As for the stock price, if you were predicting $200 by January, you should stick to it. All these rebates and the price drop will have a relatively small effect in the next four months because iPhone revenue is realized over 24 months. Say Apple will sell 3 million phones by the end of the year (to be overly optimistic) it will miss out on less than $30 million of revenue over two quarters. Believe me it has made much more in extra MacBook sales during the back to school season. The reason Apple is realizing iPhone revenue over 2 years is so that it can better amortize the component costs over the life of the product and alleviate the unpleasant cycle of bust and boom that follows the introduction of a new product.
Why the 1/3 price cut is quite obvious, as other have mentioned: it's because of the new iPod Touch. What Apple has done it to ensure that people would still have a strong reason for buying the iPhone -- for the same price, they have a choice: get an iPod without the phone bit but with more storage space, or get an iPod with less storage but which you can use as a phone.
And by the way, if I were Nokia, I'd be trembling now. In one move Apple has suddenly made it incredibly difficult for me to sell my new N Series at with the (presumably) high profit margins I had been previously.
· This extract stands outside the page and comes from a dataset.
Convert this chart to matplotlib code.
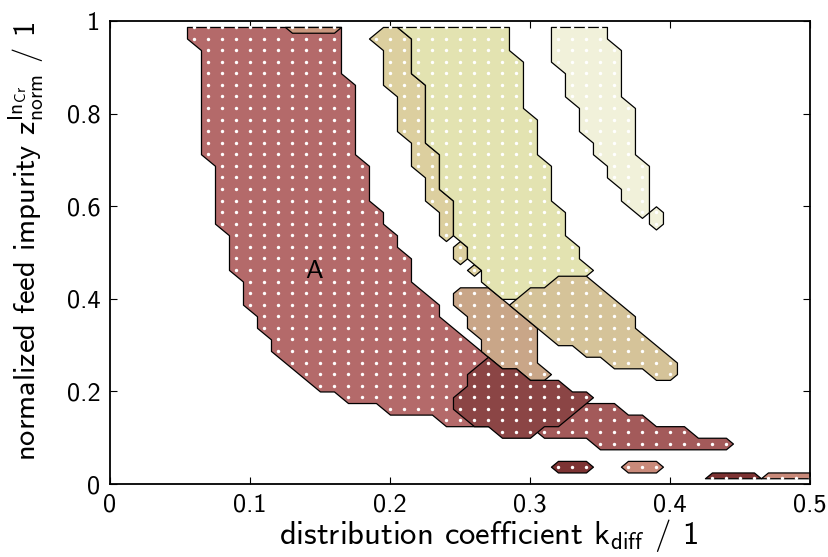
import numpy as np
import matplotlib
matplotlib.use('Agg')
import matplotlib.pyplot as plt

# grid of the computed points
k_grid = np.round(np.arange(0, 51) * 0.01, 2)
z_grid = 0.0125 + 0.025 * np.arange(40)

# each region: top row z, then k_diff range of every row going down
a_top = 0.9875
a_lo = [.06, .06, .07, .07, .07, .07, .07, .07, .07, .07, .07, .07, .08, .08, .08, .08, .08, .08,
        .09, .09, .09, .09, .10, .10, .10, .11, .11, .12, .12, .13, .14, .15, .17, .20, .24]
a_hi = [.16, .16, .16, .16, .16, .17, .17, .17, .17, .17, .17, .17, .18, .18, .18, .18, .19, .19,
        .20, .20, .21, .21, .21, .22, .23, .23, .24, .25, .26, .27, .28, .30, .31, .31, .30]

h_top = 0.9875
h_lo = [.13]
h_hi = [.16]

e_top = 0.1625
e_lo = [.33, .31, .31, .35]
e_hi = [.36, .38, .41, .44]

c_top = 0.4125
c_lo = [.25, .25, .26, .26, .27, .27, .28, .30]
c_hi = [.27, .28, .29, .30, .30, .30, .30, .31]

d_top = 0.2625
d_lo = [.27, .26, .26, .25, .25, .26, .28]
d_hi = [.27, .29, .32, .34, .33, .32, .30]

f1_top, f1_lo, f1_hi = 0.0375, [.32], [.34]
f2_top, f2_lo, f2_hi = 0.0375, [.37], [.39]
g1_top, g1_lo, g1_hi = 0.0125, [.43], [.46]
g2_top, g2_lo, g2_hi = 0.0125, [.47], [.50]

b1_top = 0.9875
b1_lo = [.20, .19, .20, .20, .20, .20, .21, .21, .21, .21, .22, .22, .22, .23, .23, .23, .24, .24, .24]
b1_hi = [.20, .21, .21, .21, .21, .22, .22, .22, .22, .22, .22, .23, .23, .23, .23, .24, .24, .24, .24]
b1b_top, b1b_lo, b1b_hi = 0.5125, [.25, .25], [.25, .25]
b1c_top, b1c_lo, b1c_hi = 0.4625, [.26], [.26]

b2_top = 0.9875
b2_lo = [.21, .22, .22, .22, .22, .23, .23, .23, .23, .23, .23, .24, .24, .24, .24, .25, .25, .25,
         .25, .26, .26, .27, .27, .28]
b2_hi = [.28, .28, .28, .29, .29, .29, .29, .29, .30, .30, .30, .30, .31, .31, .31, .31, .32, .32,
         .32, .33, .33, .34, .33, .32]

b3_top = 0.4375
b3_lo = [.32, .30, .29, .30, .31, .32, .34, .36, .39]
b3_hi = [.34, .35, .36, .37, .37, .38, .39, .40, .40]

b4_top = 0.9875
b4_lo = [.32, .32, .32, .32, .33, .33, .33, .34, .34, .34, .35, .35, .36, .36, .37, .37, .38]
b4_hi = [.35, .35, .36, .36, .36, .36, .36, .37, .37, .37, .37, .37, .38, .38, .38, .38, .38]
b4b_top, b4b_lo, b4b_hi = 0.5875, [.39, .39], [.39, .39]

regions = [
    (a_top, a_lo, a_hi, '#b46a6a'),
    (h_top, h_lo, h_hi, '#c9977e'),
    (e_top, e_lo, e_hi, '#a35a5a'),
    (c_top, c_lo, c_hi, '#c9a688'),
    (d_top, d_lo, d_hi, '#8b4545'),
    (f1_top, f1_lo, f1_hi, '#7d3333'),
    (f2_top, f2_lo, f2_hi, '#c98a7a'),
    (g1_top, g1_lo, g1_hi, '#7d3333'),
    (g2_top, g2_lo, g2_hi, '#c98a7a'),
    (b1_top, b1_lo, b1_hi, '#dccf9f'),
    (b1b_top, b1b_lo, b1b_hi, '#dccf9f'),
    (b1c_top, b1c_lo, b1c_hi, '#dccf9f'),
    (b2_top, b2_lo, b2_hi, '#e3e3b1'),
    (b3_top, b3_lo, b3_hi, '#d5c399'),
    (b4_top, b4_lo, b4_hi, '#f1f1da'),
    (b4b_top, b4b_lo, b4b_hi, '#f1f1da'),
]


def region_mask(z_top, lo, hi):
    m = np.zeros((len(z_grid), len(k_grid)))
    j0 = int(round((z_top - z_grid[0]) / 0.025))
    for i, (a, b) in enumerate(zip(lo, hi)):
        m[j0 - i] = (k_grid > a - 1e-6) & (k_grid < b + 1e-6)
    return m


# computer modern sans, shipped with matplotlib
plt.rcParams['font.family'] = ['cmss10', 'DejaVu Sans']
plt.rcParams['mathtext.fontset'] = 'custom'
plt.rcParams['mathtext.rm'] = 'cmss10'
plt.rcParams['mathtext.it'] = 'cmss10'
plt.rcParams['axes.unicode_minus'] = False

fig = plt.figure(figsize=(8.29, 5.57), dpi=100)
ax = fig.add_axes([0.1327, 0.131, 0.8443, 0.831])

K, Z = np.meshgrid(k_grid, z_grid)
for n, (top, lo, hi, col) in enumerate(regions):
    m = region_mask(top, lo, hi)
    cs = ax.contourf(k_grid, z_grid, m, levels=[0.5, 2], colors=[col], zorder=2 + n)
    cs.set_edgecolor('black')
    cs.set_linewidth(0.9)
    ax.scatter(K[m > 0], Z[m > 0], s=6, c='white', linewidths=0, zorder=2.5 + n)

ax.text(0.146, 0.46, 'A', fontsize=19, ha='center', va='center', zorder=40)

ax.set_xlim(0, 0.5)
ax.set_ylim(0, 1)
xticks = [0, 0.1, 0.2, 0.3, 0.4, 0.5]
yticks = [0, 0.2, 0.4, 0.6, 0.8, 1]
ax.set_xticks(xticks)
ax.set_xticklabels(['0', '0.1', '0.2', '0.3', '0.4', '0.5'])
ax.set_yticks(yticks)
ax.set_yticklabels(['0', '0.2', '0.4', '0.6', '0.8', '1'])
ax.tick_params(direction='in', top=True, right=True, length=5, width=0.8, labelsize=19, pad=7)
for s in ax.spines.values():
    s.set_linewidth(1.3)
    s.set_zorder(50)

ax.set_xlabel(r'distribution coefficient $\mathrm{k_{diff}}$ / 1', fontsize=23.5)
ax.set_ylabel(r'normalized feed impurity $\mathrm{z_{norm}^{In_{Cr}}}$ / 1', fontsize=22)
ax.xaxis.set_label_coords(0.54, -0.072)
ax.yaxis.set_label_coords(-0.092, 0.525)

fig.savefig('out.png', dpi=100)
Apple just moved the goalpost for high-end cellular phones, and if you're just a company that relies on phone sales, it's not a very pretty scenario that greets you this morning.
Also, have you seen the slow internet connection, the lame text messaging and picture mail function on iPhone?
Don't forget that the Blackberry Curve will compete directly with the iPhone, and it has faster internet and push email technology, which high-end consumers demand.
You may be rightly concerned about consumer spending but with the new iPhone price combined with the new iPod line, iMacs, Leapord and revised price points you can bet that Apple stores with be more packed than usual and sales volume with be stratospheric for the next few months.